A magistrate on Monday ordered a burglar to pay to the victims of his crime a total of $1,682.
Magistrate Valdis Foldats also imposed a suspended sentence with a supervision order and two years probation.
Marc Lee Connolly, 37, pleaded guilty to the burglaries in January, 2012. One of the offenses was at an East End bar. Connolly was ordered to pay $81.98 for bottles of liquor he stole after forcing open a window.
The other two burglaries were residential. The magistrate noted that they were breaches of trust because the owners had hired him to perform specific tasks.
Crown counsel Neil Kumar explained that the owner of an East End apartment had found the door open and a 27-inch TV with built-in VHS and DVD player missing. The item’s value was $600.
A police investigation showed that the woman’s husband had previously hired Connolly to clear some bush from the yard. When police spoke to him he admitted the offense. He said he had used a screwdriver to force the door lock. He told officers he sold the TV to get money for drugs.

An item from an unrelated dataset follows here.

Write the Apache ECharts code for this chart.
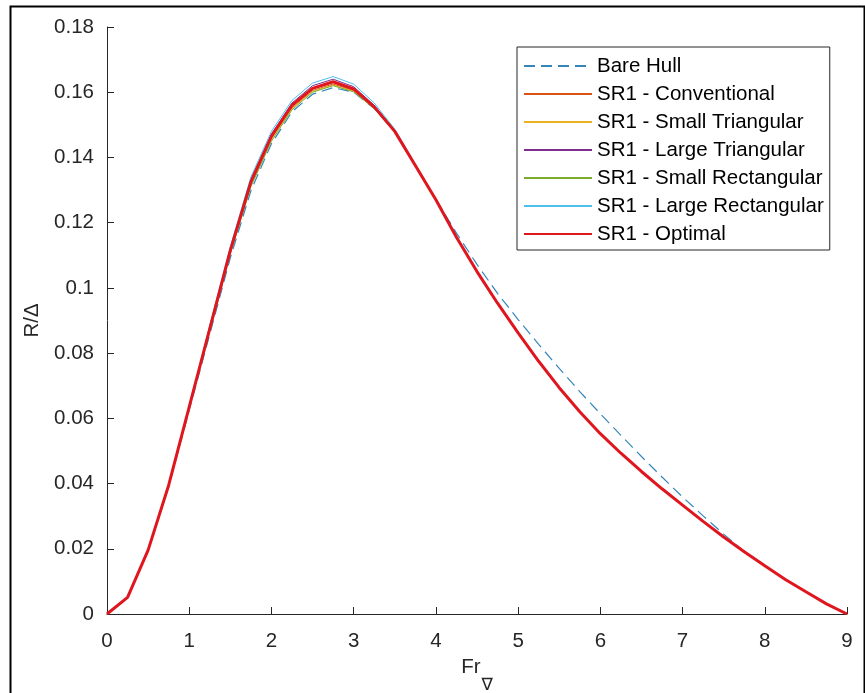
<!DOCTYPE html>
<html><head><meta charset="utf-8">
<script src="https://cdn.jsdelivr.net/npm/echarts@6/dist/echarts.min.js"></script>
<style>html,body{margin:0;padding:0;background:#fff}#c{width:865px;height:693px}</style>
</head><body><div id="c"></div>
<script>
// Froude number (volumetric) values
const FR = [0,0.25,0.5,0.75,1,1.25,1.5,1.75,2,2.25,2.5,2.75,3,3.25,3.5,3.75,4,4.25,4.5,4.75,5,5.25,5.5,5.75,6,6.25,6.5,6.75,7,7.25,7.5,7.75,8,8.25,8.5,8.75,9];

const bareHull = [0,0.0050,0.0194,0.0390,0.0625,0.0858,0.1092,0.1298,0.1442,0.1540,0.1594,0.1614,0.1600,0.1550,0.1478,0.1378,0.1272,0.1168,0.1072,0.0983,0.0903,0.0827,0.0753,0.0682,0.0614,0.0548,0.0483,0.0420,0.0359,0.0301,0.0245,0.0192];

const conventional = [0,0.0051,0.0196,0.0395,0.0635,0.0872,0.1110,0.1318,0.1458,0.1552,0.1605,0.1625,0.1605,0.1552,0.1478,0.1374,0.1270,0.1155,0.1050,0.0953,0.0862,0.0775,0.0694,0.0620,0.0553,0.0493,0.0437,0.0384,0.0334,0.0284,0.0236,0.0191,0.0148,0.0106,0.0068,0.0031,0];

const smallTriangular = [0,0.0051,0.0196,0.0395,0.0635,0.0870,0.1108,0.1315,0.1455,0.1550,0.1603,0.1622,0.1603,0.1551,0.1478,0.1374,0.1270,0.1155,0.1050,0.0953,0.0862,0.0775,0.0694,0.0620,0.0553,0.0493,0.0437,0.0384,0.0334,0.0284,0.0236,0.0191,0.0148,0.0106,0.0068,0.0031,0];

const largeTriangular = [0,0.0051,0.0196,0.0395,0.0635,0.0880,0.1120,0.1332,0.1472,0.1567,0.1620,0.1640,0.1617,0.1560,0.1483,0.1377,0.1270,0.1155,0.1050,0.0953,0.0862,0.0775,0.0694,0.0620,0.0553,0.0493,0.0437,0.0384,0.0334,0.0284,0.0236,0.0191,0.0148,0.0106,0.0068,0.0031,0];

const smallRectangular = [0,0.0051,0.0196,0.0395,0.0635,0.0866,0.1104,0.1310,0.1450,0.1546,0.1600,0.1620,0.1601,0.1550,0.1477,0.1374,0.1270,0.1155,0.1050,0.0953,0.0862,0.0775,0.0694,0.0620,0.0553,0.0493,0.0437,0.0384,0.0334,0.0284,0.0236,0.0191,0.0148,0.0106,0.0068,0.0031,0];

const largeRectangular = [0,0.0051,0.0196,0.0395,0.0635,0.0885,0.1127,0.1340,0.1480,0.1575,0.1628,0.1648,0.1625,0.1567,0.1487,0.1380,0.1270,0.1155,0.1050,0.0953,0.0862,0.0775,0.0694,0.0620,0.0553,0.0493,0.0437,0.0384,0.0334,0.0284,0.0236,0.0191,0.0148,0.0106,0.0068,0.0031,0];

const optimal = [0,0.0051,0.0196,0.0395,0.0635,0.0875,0.1115,0.1325,0.1465,0.1560,0.1612,0.1632,0.1610,0.1555,0.1480,0.1375,0.1270,0.1155,0.1050,0.0953,0.0862,0.0775,0.0694,0.0620,0.0553,0.0493,0.0437,0.0384,0.0334,0.0284,0.0236,0.0191,0.0148,0.0106,0.0068,0.0031,0];

const seriesNames = ['Bare Hull','SR1 - Conventional','SR1 - Small Triangular','SR1 - Large Triangular','SR1 - Small Rectangular','SR1 - Large Rectangular','SR1 - Optimal'];
const seriesValues = [bareHull, conventional, smallTriangular, largeTriangular, smallRectangular, largeRectangular, optimal];
const seriesColors = ['#3585ba','#d95319','#edb120','#7e2f8e','#77ac30','#4dbeee','#e0161e'];
const seriesWidths = [1.2,1,1,1,1,1,3];

const FONT = 'Liberation Sans, Arial, Helvetica, sans-serif';
const axisColor = '#262626';

const chart = echarts.init(document.getElementById('c'), null, {renderer:'canvas'});

const series = seriesNames.map((n,i)=>({
  name:n, type:'line', symbol:'none', smooth:false,
  data: seriesValues[i].map((v,j)=>[FR[j], v]),
  lineStyle:{color:seriesColors[i], width:seriesWidths[i], type: i===0 ? [11,6] : 'solid'},
  itemStyle:{color:seriesColors[i]},
  z: 2+i
}));

chart.setOption({
  animation:false,
  backgroundColor:'#ffffff',
  textStyle:{fontFamily:FONT},
  grid:{left:107, right:18, top:27, bottom:79, containLabel:false, outerBoundsMode:'none'},
  xAxis:{
    type:'value', min:0, max:9, interval:1,
    axisLine:{show:true, onZero:false, lineStyle:{color:axisColor, width:1}},
    axisTick:{show:true, inside:true, length:7, lineStyle:{color:axisColor}},
    axisLabel:{color:axisColor, fontSize:20.5, margin:17, fontFamily:FONT},
    splitLine:{show:false},
    name:'{a|Fr}{b|∇}', nameLocation:'middle', nameGap:42,
    nameTextStyle:{rich:{
      a:{fontSize:20.5, color:axisColor, fontFamily:FONT, verticalAlign:'top'},
      b:{fontSize:17, color:axisColor, fontFamily:'DejaVu Sans, sans-serif', padding:[20,0,0,1]}
    }}
  },
  yAxis:{
    type:'value', min:0, max:0.18, interval:0.02,
    axisLine:{show:true, onZero:false, lineStyle:{color:axisColor, width:1}},
    axisTick:{show:true, inside:true, length:7, lineStyle:{color:axisColor}},
    axisLabel:{color:axisColor, fontSize:20.5, margin:13, fontFamily:FONT,
      formatter:v=> v===0 ? '0' : String(parseFloat(v.toFixed(2)))},
    splitLine:{show:false},
    name:'R/Δ', nameLocation:'middle', nameRotate:90, nameGap:64,
    nameTextStyle:{color:axisColor, fontSize:20.5, fontFamily:FONT}
  },
  legend:{
    orient:'vertical', left:517, top:47,
    padding:[8,6,5,6], itemGap:6, itemWidth:68, itemHeight:14,
    borderColor:axisColor, borderWidth:1, backgroundColor:'#fff',
    itemStyle:{opacity:0},
    textStyle:{fontSize:20.5, color:'#000', fontFamily:FONT, lineHeight:22},
    data: seriesNames
  },
  graphic:[{
    type:'rect', left:8, top:4, silent:true, z:100,
    shape:{width:854, height:690},
    style:{fill:'none', stroke:'#000', lineWidth:2}
  }],
  series: series
});
</script></body></html>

In December, 2011, an East End resident left the island for the holidays, hiring Connolly to serve as caretaker during his absence and to feed his pet dog. Connolly used a case knife to force the front door open and he damaged the rear door when leaving the premises. He stole a 32-inch TV, a laptop computer, a computer bag with documents, a cellphone and a bottle of rum. The total value of the stolen goods was $3,484.
When the owner returned and confronted him, Connolly admitted selling the items to get drugs. He assisted this complainant in recovering some of the items. The owner later requested compensation of $1,000.
Connolly was remanded in custody on January 12, 2012.
Defense attorney John Furniss explained that Connolly spent the next six months in custody awaiting admission to Caribbean Haven, a residential drug treatment center. He remained there for 36 weeks, until March, 2013.
He was then placed on bail, but was back in custody from June to October, 2013. Then he had surgery on his back and hip and when he returned to court, he tested positive for cocaine and remained in custody ever since.
Mr. Furniss asked that Connolly be given credit for his early guilty pleas, the time he spent at Caribbean Haven and in custody, and the fact that he committed no further offenses while on bail.
“It’s the cocaine,” Mr. Furniss said. “It has to be beaten at some stage,” he commented, suggesting another effort at counseling and abstinence.
The magistrate said people have a right to expect to feel secure in their own homes. Sentences for burglary should deter others from committing the offense as well as punish the offender, he indicated. The local tariff for a second or subsequent burglary is three to four years.
In this case, Connolly had already spent almost a year in custody and a year at Caribbean Haven.
The magistrate imposed concurrent suspended sentences of two years for each burglary, with a supervision order. For consuming cocaine, Connolly was placed on probation for two years with conditions that he attend counseling programs, attend Narcotics Anonymous and Alcoholics Anonymous meetings, and not enter liquor license premises. For any breach, he will be brought back to court and resentenced.
For four charges of failing to attend court, he was ordered to perform 40 hours of community service.
He allowed six months for payment of compensation.
The magistrate said people have a right to expect to feel secure in their own homes.